ICHRA Mini-Series: What Employers and Employees Need to Know - Part 1
- Amanda Johnsen

- 11 hours ago
- 3 min read
Part 1: What Is an ICHRA? A Plain-English Explanation for Employers and Employees

If you’ve heard the term ICHRA and thought, “I should probably understand this, but I don’t,” you’re not alone.
ICHRAs are becoming more common, especially among small and growing businesses—but they work very differently from traditional group health insurance. Understanding what an ICHRA is (and what it isn’t) is the first step to knowing whether it makes sense for an employer or an employee.
Let’s break it down in plain language.
What Does ICHRA Stand For?
ICHRA stands for Individual Coverage Health Reimbursement Arrangement.
Despite the long name, the basic idea is simple:
The employer sets aside a fixed dollar amount
The employee buys their own individual health insurance
The employer reimburses the employee for eligible health insurance expenses, up to that set amount
The employer is not providing a health insurance plan.
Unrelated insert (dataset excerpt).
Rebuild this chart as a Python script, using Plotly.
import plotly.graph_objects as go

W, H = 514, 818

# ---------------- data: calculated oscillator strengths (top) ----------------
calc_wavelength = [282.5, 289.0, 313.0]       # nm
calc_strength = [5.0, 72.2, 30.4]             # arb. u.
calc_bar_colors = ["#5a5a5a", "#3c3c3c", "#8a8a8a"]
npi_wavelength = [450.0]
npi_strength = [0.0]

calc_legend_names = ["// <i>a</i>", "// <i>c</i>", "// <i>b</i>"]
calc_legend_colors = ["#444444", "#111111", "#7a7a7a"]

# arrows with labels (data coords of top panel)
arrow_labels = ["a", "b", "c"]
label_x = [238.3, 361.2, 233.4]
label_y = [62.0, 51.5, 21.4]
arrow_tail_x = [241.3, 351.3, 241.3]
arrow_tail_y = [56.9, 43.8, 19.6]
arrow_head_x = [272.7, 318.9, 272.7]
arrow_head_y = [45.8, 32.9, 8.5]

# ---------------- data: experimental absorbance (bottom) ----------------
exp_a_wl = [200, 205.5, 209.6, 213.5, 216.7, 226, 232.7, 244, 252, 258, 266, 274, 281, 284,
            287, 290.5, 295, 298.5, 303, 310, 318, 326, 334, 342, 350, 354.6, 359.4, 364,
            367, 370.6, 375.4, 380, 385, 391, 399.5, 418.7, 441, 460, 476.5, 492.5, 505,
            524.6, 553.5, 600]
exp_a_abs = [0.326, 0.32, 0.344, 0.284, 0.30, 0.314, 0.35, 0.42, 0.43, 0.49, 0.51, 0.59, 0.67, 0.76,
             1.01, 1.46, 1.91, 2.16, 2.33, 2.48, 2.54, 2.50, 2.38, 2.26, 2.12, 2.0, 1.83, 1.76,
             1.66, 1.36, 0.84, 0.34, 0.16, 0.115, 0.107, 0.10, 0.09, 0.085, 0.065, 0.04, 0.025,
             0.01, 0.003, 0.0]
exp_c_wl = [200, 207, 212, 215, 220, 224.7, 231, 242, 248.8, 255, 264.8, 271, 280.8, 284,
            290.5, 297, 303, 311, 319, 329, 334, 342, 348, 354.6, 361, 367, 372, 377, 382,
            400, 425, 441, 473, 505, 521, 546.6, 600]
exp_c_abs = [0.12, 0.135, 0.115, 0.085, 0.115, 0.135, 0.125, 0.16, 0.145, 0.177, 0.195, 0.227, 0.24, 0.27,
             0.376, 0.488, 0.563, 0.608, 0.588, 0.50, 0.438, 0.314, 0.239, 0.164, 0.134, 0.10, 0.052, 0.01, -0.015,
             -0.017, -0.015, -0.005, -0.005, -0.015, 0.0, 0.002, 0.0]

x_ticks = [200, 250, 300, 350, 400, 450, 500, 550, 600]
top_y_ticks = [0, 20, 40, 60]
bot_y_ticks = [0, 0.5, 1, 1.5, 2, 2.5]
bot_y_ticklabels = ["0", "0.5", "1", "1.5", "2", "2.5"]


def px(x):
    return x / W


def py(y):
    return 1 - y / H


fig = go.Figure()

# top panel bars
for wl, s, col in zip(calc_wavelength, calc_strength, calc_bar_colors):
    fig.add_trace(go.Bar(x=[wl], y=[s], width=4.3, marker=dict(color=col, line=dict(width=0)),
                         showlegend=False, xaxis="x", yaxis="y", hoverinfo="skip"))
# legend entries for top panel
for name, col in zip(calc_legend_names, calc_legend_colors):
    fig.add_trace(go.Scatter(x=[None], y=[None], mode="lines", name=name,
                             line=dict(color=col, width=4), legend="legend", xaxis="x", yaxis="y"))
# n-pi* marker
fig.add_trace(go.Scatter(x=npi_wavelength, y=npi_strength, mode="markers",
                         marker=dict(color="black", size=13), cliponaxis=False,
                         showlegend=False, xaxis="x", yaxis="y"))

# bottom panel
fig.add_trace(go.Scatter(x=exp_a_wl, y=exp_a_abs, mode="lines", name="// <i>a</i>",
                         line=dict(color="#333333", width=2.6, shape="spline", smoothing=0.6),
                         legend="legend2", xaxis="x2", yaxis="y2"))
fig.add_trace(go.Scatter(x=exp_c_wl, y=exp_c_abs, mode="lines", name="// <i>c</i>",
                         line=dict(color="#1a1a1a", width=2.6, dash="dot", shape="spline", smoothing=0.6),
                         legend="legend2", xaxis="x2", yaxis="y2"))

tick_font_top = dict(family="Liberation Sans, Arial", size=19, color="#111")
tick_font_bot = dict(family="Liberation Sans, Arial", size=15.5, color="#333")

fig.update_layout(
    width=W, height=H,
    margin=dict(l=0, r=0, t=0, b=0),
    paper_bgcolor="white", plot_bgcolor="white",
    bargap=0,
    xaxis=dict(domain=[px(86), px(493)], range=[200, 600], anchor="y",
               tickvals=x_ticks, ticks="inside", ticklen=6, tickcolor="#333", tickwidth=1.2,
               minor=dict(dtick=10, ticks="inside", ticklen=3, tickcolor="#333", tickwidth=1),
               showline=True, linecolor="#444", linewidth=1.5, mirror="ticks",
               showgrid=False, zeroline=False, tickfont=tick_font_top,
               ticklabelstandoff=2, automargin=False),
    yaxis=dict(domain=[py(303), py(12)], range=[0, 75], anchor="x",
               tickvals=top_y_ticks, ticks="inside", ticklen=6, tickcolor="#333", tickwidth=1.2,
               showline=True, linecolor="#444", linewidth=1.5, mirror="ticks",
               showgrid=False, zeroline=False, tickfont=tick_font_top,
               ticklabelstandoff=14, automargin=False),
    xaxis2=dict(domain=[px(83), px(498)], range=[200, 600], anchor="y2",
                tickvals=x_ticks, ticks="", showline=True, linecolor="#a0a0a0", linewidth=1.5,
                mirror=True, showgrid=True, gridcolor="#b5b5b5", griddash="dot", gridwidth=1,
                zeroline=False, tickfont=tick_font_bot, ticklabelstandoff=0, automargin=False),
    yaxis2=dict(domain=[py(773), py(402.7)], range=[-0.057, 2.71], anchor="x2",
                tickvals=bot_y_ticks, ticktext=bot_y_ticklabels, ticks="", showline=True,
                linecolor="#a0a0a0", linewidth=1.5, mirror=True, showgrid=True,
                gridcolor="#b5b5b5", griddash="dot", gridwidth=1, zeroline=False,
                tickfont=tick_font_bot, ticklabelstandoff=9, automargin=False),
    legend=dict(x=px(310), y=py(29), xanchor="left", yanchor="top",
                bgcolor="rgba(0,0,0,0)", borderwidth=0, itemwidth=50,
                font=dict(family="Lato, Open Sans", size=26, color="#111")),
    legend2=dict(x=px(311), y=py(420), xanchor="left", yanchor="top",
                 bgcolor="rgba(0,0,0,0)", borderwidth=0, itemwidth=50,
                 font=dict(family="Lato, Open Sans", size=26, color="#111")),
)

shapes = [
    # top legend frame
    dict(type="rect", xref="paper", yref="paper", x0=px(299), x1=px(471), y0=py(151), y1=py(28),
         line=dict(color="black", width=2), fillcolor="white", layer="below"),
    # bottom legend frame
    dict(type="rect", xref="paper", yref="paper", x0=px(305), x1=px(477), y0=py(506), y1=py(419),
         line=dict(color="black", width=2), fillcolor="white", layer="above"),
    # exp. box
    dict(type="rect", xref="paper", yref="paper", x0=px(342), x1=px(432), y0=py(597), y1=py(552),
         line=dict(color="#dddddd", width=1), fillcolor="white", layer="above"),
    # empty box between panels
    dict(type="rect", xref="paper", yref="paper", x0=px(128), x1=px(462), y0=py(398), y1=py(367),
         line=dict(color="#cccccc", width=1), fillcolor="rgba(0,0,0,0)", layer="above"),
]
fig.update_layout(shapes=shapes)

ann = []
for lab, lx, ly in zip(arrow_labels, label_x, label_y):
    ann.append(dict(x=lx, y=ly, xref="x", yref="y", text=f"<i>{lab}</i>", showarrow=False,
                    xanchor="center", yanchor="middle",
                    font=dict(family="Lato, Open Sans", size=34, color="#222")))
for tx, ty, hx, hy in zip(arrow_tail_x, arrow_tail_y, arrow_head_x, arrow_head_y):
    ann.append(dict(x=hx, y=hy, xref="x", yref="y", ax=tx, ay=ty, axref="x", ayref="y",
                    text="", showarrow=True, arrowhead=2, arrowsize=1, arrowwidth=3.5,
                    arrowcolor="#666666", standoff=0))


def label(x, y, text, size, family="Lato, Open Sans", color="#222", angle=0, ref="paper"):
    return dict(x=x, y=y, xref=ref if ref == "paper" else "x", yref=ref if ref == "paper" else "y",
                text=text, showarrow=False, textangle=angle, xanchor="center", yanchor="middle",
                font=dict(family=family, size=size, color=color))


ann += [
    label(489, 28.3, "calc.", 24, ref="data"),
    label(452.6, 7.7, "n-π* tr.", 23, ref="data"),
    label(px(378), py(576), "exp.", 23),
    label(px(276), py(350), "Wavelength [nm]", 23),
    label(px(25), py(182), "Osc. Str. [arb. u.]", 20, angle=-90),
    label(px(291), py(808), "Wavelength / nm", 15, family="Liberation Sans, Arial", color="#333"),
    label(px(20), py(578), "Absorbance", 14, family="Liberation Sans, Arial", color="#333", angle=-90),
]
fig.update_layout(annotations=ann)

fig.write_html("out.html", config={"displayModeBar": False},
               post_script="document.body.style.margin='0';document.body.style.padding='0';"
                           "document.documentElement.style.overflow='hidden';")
Instead, they are helping pay for the employee’s individual coverage.
How Is an ICHRA Different from Traditional Group Health Insurance?
With a traditional group plan:
The employer selects the insurance plan(s)
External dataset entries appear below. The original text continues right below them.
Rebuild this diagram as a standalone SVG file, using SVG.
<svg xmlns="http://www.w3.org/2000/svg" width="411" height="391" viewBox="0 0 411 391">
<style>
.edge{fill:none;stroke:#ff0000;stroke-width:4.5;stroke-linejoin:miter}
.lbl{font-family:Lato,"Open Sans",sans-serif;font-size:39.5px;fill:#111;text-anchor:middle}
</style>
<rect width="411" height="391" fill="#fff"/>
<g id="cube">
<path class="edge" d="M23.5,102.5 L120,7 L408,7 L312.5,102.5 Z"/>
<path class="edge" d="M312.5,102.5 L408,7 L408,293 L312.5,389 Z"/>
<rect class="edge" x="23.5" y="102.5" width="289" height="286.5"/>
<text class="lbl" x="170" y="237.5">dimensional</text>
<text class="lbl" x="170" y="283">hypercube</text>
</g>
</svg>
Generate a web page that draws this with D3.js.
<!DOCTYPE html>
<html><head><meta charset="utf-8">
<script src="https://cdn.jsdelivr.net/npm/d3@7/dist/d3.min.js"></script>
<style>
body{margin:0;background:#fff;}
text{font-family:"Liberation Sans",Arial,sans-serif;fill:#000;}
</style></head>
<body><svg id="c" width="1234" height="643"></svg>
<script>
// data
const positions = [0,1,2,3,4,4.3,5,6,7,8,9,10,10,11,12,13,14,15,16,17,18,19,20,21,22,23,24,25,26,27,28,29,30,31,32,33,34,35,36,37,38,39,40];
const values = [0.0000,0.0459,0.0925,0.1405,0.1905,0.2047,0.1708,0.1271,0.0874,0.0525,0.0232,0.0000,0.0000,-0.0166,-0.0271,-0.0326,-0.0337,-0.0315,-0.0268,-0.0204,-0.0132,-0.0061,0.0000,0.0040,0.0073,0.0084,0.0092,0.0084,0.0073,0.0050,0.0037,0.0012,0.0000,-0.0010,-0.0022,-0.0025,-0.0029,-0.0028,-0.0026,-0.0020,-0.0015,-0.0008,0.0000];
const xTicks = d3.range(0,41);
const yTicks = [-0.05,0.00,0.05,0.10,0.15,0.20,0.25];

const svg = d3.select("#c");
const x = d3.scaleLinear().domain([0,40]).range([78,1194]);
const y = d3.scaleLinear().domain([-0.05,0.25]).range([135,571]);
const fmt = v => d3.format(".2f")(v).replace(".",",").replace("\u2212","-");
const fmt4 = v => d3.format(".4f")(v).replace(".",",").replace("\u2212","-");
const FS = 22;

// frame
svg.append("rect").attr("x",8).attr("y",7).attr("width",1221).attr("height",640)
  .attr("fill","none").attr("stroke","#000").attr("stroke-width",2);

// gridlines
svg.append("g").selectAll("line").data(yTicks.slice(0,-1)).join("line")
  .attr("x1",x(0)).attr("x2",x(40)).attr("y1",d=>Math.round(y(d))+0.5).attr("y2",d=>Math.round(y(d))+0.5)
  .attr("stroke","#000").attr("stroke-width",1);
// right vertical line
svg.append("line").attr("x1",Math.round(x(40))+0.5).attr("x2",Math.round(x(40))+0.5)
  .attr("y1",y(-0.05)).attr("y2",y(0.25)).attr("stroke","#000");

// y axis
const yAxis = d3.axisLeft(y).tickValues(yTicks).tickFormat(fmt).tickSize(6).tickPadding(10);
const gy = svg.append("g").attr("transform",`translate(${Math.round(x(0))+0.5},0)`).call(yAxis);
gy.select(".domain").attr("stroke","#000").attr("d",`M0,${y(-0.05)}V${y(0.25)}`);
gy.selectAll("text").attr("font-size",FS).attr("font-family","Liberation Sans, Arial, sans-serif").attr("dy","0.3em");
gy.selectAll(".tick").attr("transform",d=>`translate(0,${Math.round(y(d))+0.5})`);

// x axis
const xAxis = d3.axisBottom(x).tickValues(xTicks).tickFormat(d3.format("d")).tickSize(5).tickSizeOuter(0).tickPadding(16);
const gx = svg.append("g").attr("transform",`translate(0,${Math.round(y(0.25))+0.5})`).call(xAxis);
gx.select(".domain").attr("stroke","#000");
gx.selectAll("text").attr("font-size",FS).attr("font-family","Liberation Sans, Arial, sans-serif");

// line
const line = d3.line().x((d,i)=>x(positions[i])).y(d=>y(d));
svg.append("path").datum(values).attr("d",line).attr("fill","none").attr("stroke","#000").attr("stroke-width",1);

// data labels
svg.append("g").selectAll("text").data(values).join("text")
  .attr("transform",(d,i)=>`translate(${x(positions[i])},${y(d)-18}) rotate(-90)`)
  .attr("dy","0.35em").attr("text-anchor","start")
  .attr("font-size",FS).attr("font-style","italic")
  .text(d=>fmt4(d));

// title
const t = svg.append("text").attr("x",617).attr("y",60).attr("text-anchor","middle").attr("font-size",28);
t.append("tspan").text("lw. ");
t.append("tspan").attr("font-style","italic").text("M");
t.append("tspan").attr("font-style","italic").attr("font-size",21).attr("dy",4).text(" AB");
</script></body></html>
Employees choose from those options
Costs are shared between employer and employee
With an ICHRA:
The employer sets a reimbursement budget
Employees shop for their own individual health insurance
Coverage is owned by the employee, not the employer
This shift gives employees more choice—but also more responsibility.
Who Typically Uses an ICHRA?
ICHRAs are often used by:
Small businesses that find group plans too expensive
Employers with remote or multi-state employees
Companies offering benefits for the first time
Employers seeking predictable benefit costs
For employers, ICHRAs can provide flexibility and cost control. For employees, they offer choice and portability.
How Employees Use an ICHRA
From the employee’s perspective, an ICHRA usually works like this:
The employer offers an ICHRA with a set monthly allowance
The employee enrolls in an individual health insurance plan
The employee submits proof of coverage or expenses
The employer reimburses eligible costs, up to the allowance
Reimbursements are generally tax-free when used correctly.
What an ICHRA Does Not Do
This is where confusion often comes in.
An ICHRA:
Is not a health insurance plan
Does not guarantee coverage affordability for every employee
Does not work the same way for all income levels
Does not automatically replace ACA subsidies for everyone
Those details matter—and we’ll cover them in upcoming posts.
Why ICHRAs Can Feel Confusing at First
ICHRAs sit at the intersection of:
Employer benefits
Individual health insurance
Tax rules
That combination can be overwhelming, especially for employees who have never purchased insurance on their own before.
Without proper education, employees may feel unsure whether the ICHRA truly benefits them—even if the employer’s intentions are good.
Why Education Is Critical for ICHRA Success
An ICHRA works best when:
Employers understand how it impacts different employees
Employees understand their coverage options
Expectations are clearly communicated on both sides
When education is missing, confusion can lead to frustration or poor enrollment decisions.
What’s Coming Next in This Series
In Part 2, we’ll cover one of the most important (and misunderstood) ICHRA rules:
Why employees offered an ICHRA generally cannot receive ACA premium tax credits—and what that means for affordability.
Final Thought
ICHRAs can be a powerful benefit when implemented thoughtfully. They’re not right for every employer or every employee—but understanding how they work is the first step to making an informed decision.